User Clustering
1. Overview
User Clustering is a way to divide users who meet certain properties and behavioral characteristics into a group, and to study and analyze the group.
In the analysis model of TapDB, "account" and "device" are used as query subjects, and "account" and "device" are also supported as subjects in user clustering.
Currently, we support 3 types of user clustering: "Conditional Clustering", "ID Clustering" and "Result Clustering".
2. Applicable Scene
Roles | Usage |
---|---|
Analyst/business person | Segmenting specific user groups for focused analysis, troubleshooting, or exporting user lists, etc. |
3. Creating User Clustering
3.1 Conditional Clustering
Select "New sub-group" and "New Condition group" in the upper right corner of the subgroup page. Please pay attention to the progress here.
This page is divided into two parts: "basic information" and "Group rules".
On the "basic information" page, enter or select "Group display name, Group, Group name, Update method, and Remark" in order.
Group display name: displayed in the group list and analysis page, which is the basis for business personnel to identify subgroups.
Group: support "account" or "device", choose according to the business scenario.
Group name: It is the unique identification of the subgroup stored in the system background, and can be named as the parameter name with business meaning for the convenience of data analysts to query the database table directly.

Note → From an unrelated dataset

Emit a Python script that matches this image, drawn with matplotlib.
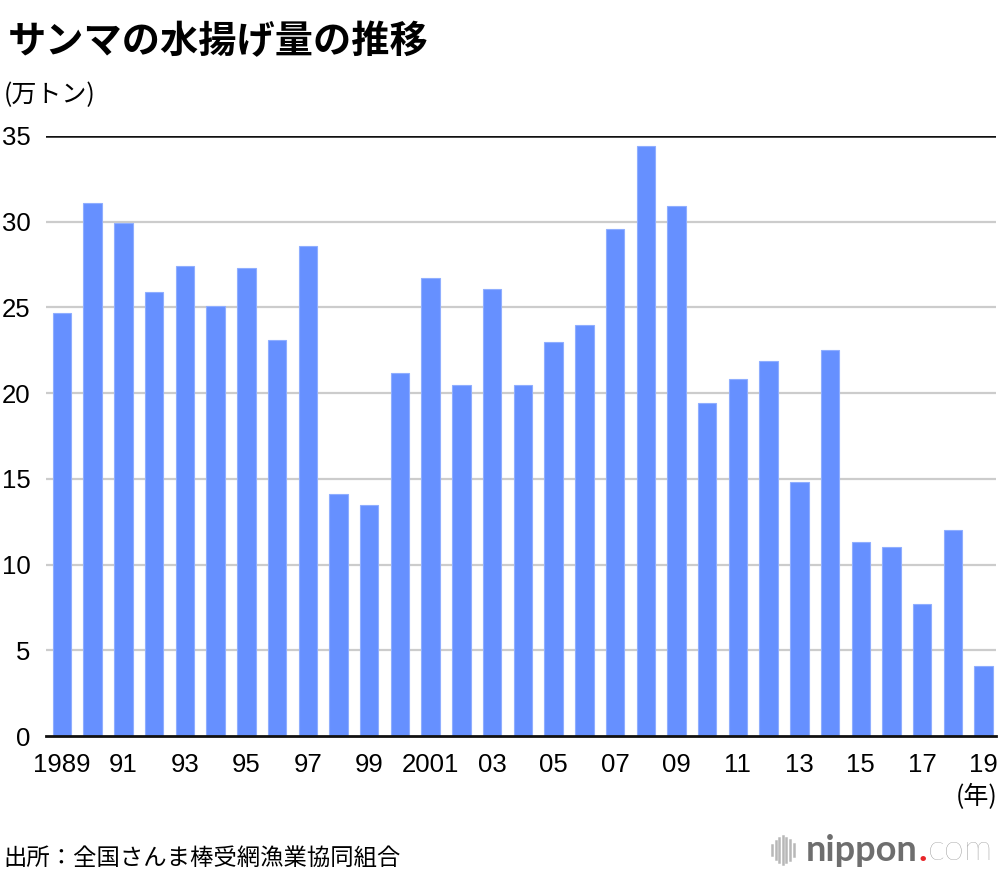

The update method is divided into "Manually" and "cycle". "Manually" means that the system will not automatically update the user group after the first calculation is completed, and users need to update manually; "cycle" means that the system will update the user group after 0:00 every day, taking the previous day as the base, and you can set the update delay to ensure that all the data of the previous day are received to ensure data integrity.
In the "Group Rules" page, the rules are divided into two parts: "User attribute satisfaction" and "User behavior satisfaction", and you can switch the "and or" relationship between the two parts.
In the "User behavior satisfaction" section, the attribute conditions are set based on the selected subgroup subject, and each attribute condition can switch the "and or" relationship.
In the "User behavior satisfaction" section, it can be divided into two categories: "Never done event" and "done event", and both conditions can be added multiple times.
"Never done event" means that the user has not done the behavior in the selected time period.
"Done event" means that the user has done the behavior in the selected event period, and the results of the behavior can be filtered.
3.2 ID Clustering
Select "New sub-group" and "Upload ID group" in the upper right corner of the subgroup page.
Upload the ID file on the current page, and the system will correlate the IDs in the file with the existing user data in the system according to the selected "group subject" to find the eligible users.
File format requirements: one ID per line, CSV file encoded in UTF-8 format. If there is an unmatched item in the upload (i.e. a user with this ID does not exist in the project), the item will be skipped and will not be included in the group. The template can be downloaded as a reference.
3.3 Result Clustering
In each analysis model, if the indicator is the number of users (e.g. "number of triggered users" in event analysis, retained or churned users in a segment of retention or funnel analysis), you can create groups by clicking "New result groups" in the result report.
You can set the name and remark of the resulting group.
You can't modify and update the rules of resulting group, you can only modify the name and remark.
4. Various Operations
The created clusters are displayed as a list on the user clustering page.
Users can view, edit, delete, update, download, and copy operations on the cluster, as follows.
Operation | Location | Effect |
---|---|---|
View | Name | View cluster Details |
Edit | Action bar | Enter the Edit cluster popup |
Delete | Action Bar | Delete cluster |
Update | Action bar | Manually start the cluster calculation and update the cluster results |
Download | Action bar | Download the list of users with the current cluster results |
Copy | Action bar | Create a new cluster with the same parameters as the current one |
5. Using User Clustering
5.1 Focusing or excluding some users
Focusing on high-value users who meet certain criteria, such as: those who pay more than $100, so as to target strong paying users in the analysis model and understand their behavioral characteristics.
Excluding suspicious users that meet specific conditions, such as: devices that have been active on the same device for more than 3 accounts, you can exclude such studio devices without affecting the analysis results of normal users.
5.2 User data import and export
Import external user data into the system to create cluster, such as: the company already has a group of users and devices with high paying ability in other game projects, so it can be imported to explore their active and paying situation in this project and better guide potential high paying users to pay.
Download the cluster results as the basis of operation in other systems, such as: exporting suspected studio devices, accounts, and then punishing and banning them in the game operation system.
5.3 The analysis results of the drill-down analysis
The result cluster is based on the report of the analytic model and is therefore well suited as a basis for drill-down analysis.
For example, the funnel analysis calculates the funnel conversion of users browsing products, initiating orders, and paying for orders, and finds that a large number of users are lost after initiating orders. In this case, the result cluster of the lost users can be analyzed to explore the reasons why they initiated orders but did not pay successfully by analyzing the attributes and behaviors.